Government and union talks on public sector pay are likely to centre on reducing the pension levy introduced in 2009. The talks are scheduled to begin next year.
Consultations have been taking place over recent months within the trade union movement in advance of the talks. They will be the first talks since 2008 that focus on improving terms and conditions.
One highly placed source said the pension levy was likely to be the “main currency” in the negotiations, although it was expected other issues would also be discussed.
The pension levy, which averages about 7.5 per cent, was one of the first of a number of measures introduced by successive governments since 2009 to reduce the public service pay and pensions bill.
Boost
A cut in the pension levy would increase take-home pay of public service staff.
Some sources say boosting income by reducing the pension levy could prove less controversial for the Government than introducing a pay increase for the 300,000 staff in the public service.
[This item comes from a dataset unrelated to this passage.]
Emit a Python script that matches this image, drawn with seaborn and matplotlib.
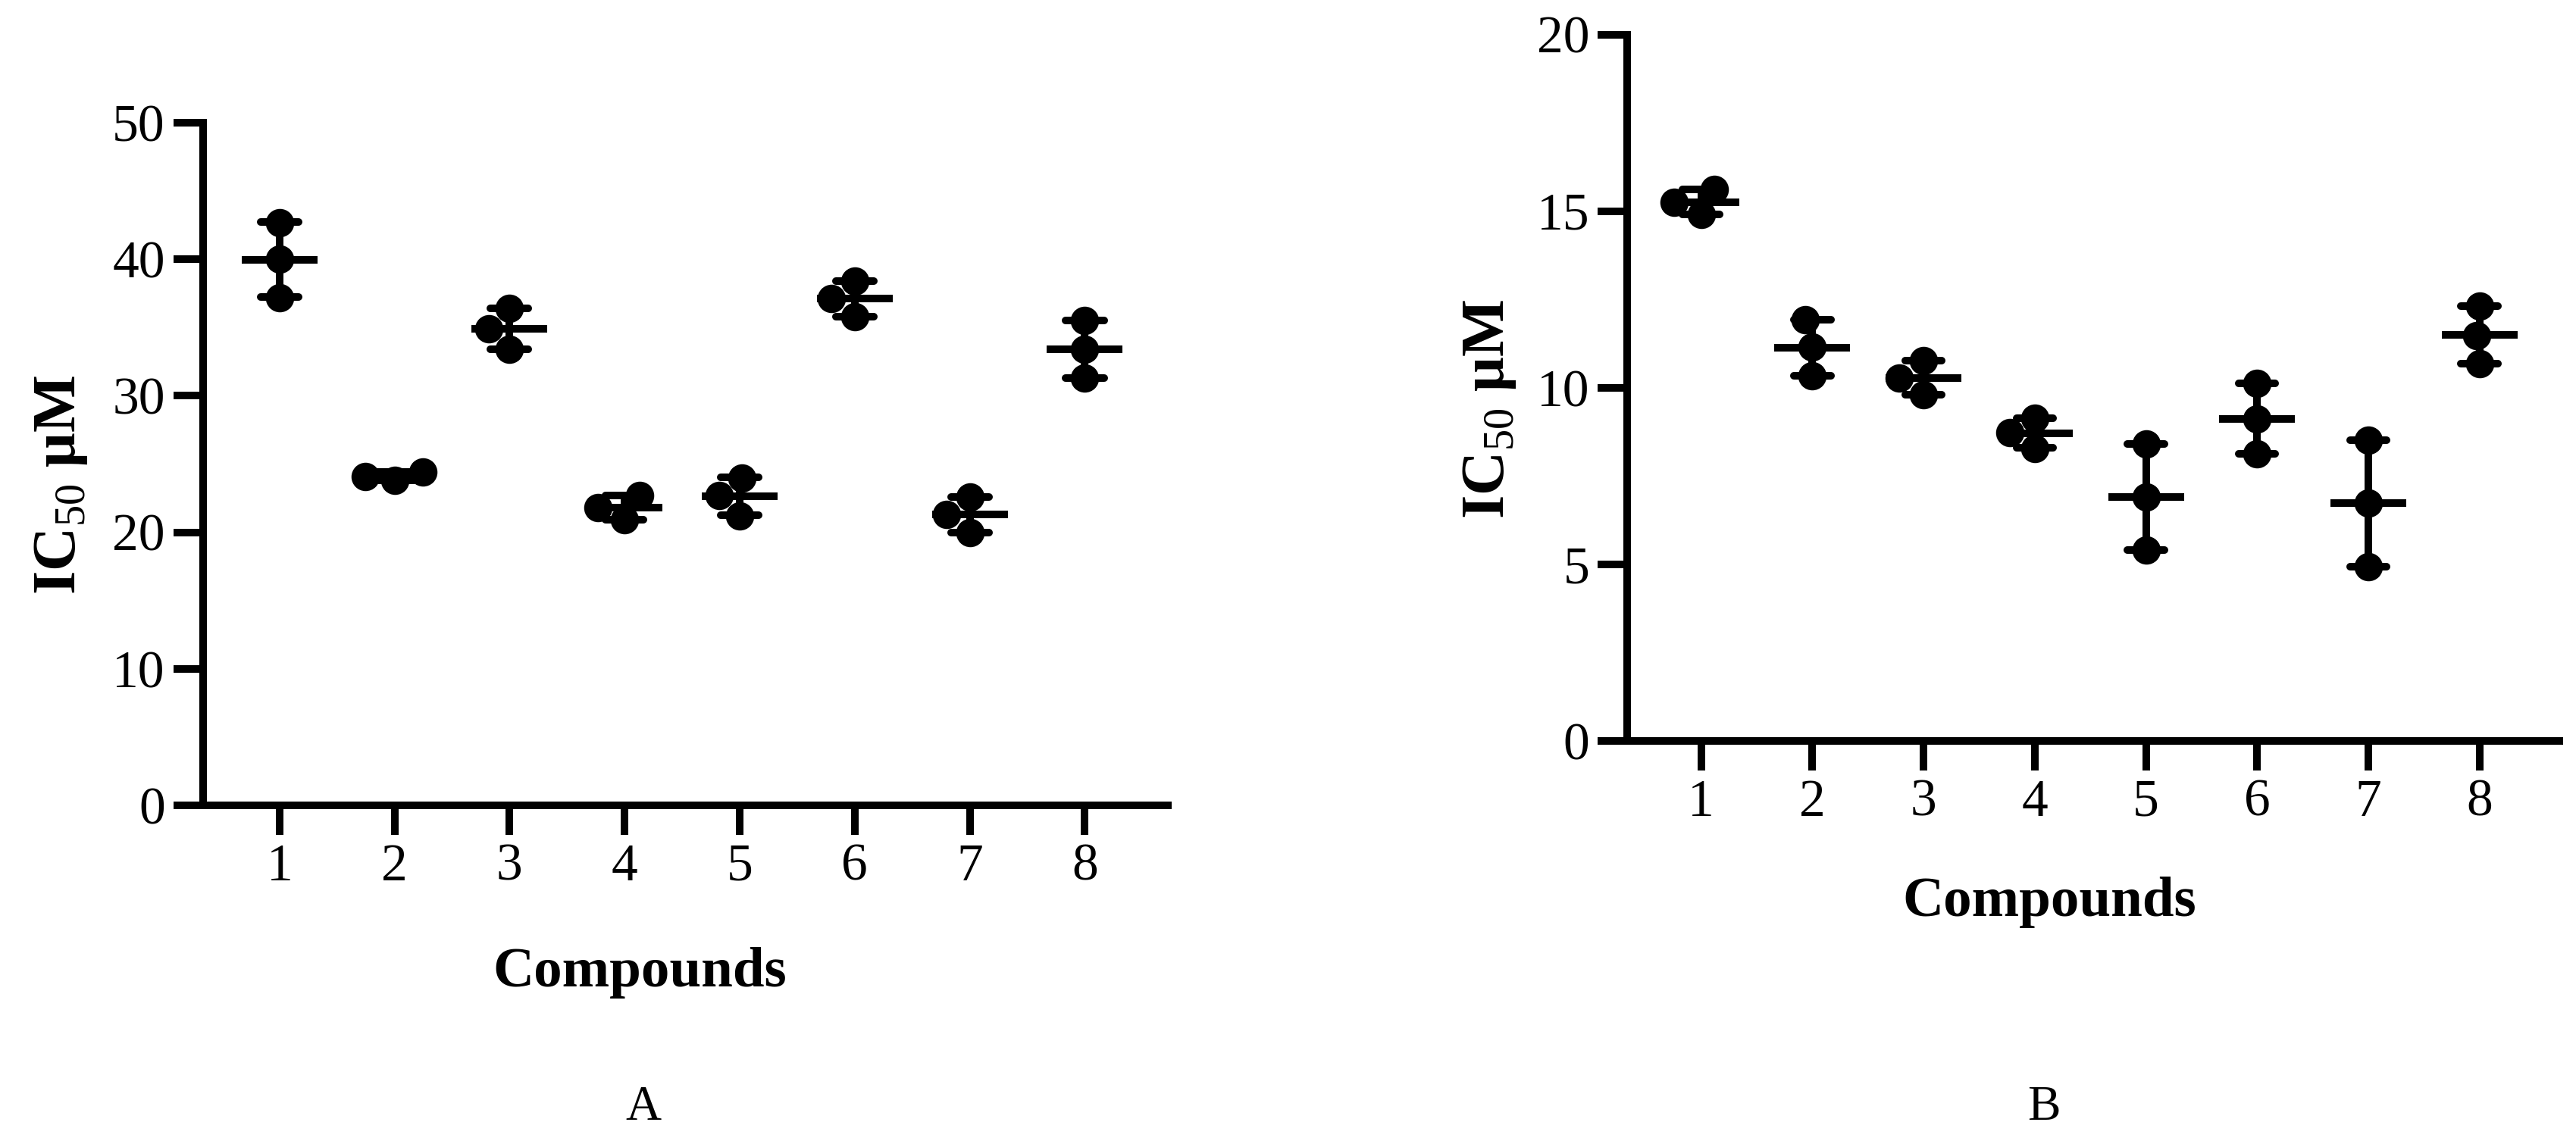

Unions have argued that between the pension levy and pension contributions staff in the public service are paying 16.5-17 per cent on every euro earned over €24,000.
Another issue the unions will have to examine is how the talks could deliver on commitments that priority would be given in any pay restoration to staff earning below €35,000.
The current Haddington Road agreement on public service pay and productivity is scheduled to run until mid-2016.
Public finances
Unions warned before the deal was signed that if it achieved its target of bringing the deficit in the public finances below 3 per cent they would lodge a pay claim at an early date.
Minister for Public Expenditure and Reform Brendan Howlin said this year he expected to engage in talks with the public service unions in 2015 on a wind-down of financial emergency legislation which underpinned the public service pay and pension cuts.
Highly placed union sources believe there will only be a relatively brief window for the new talks given that the process will have to be completed before the budget next October.
It is not expected the talks will get under way until after the union conference season in April and early May.
Sources suggested this would leave a period from the end of May to the end of July, with possibly an extension into September, to reach a deal.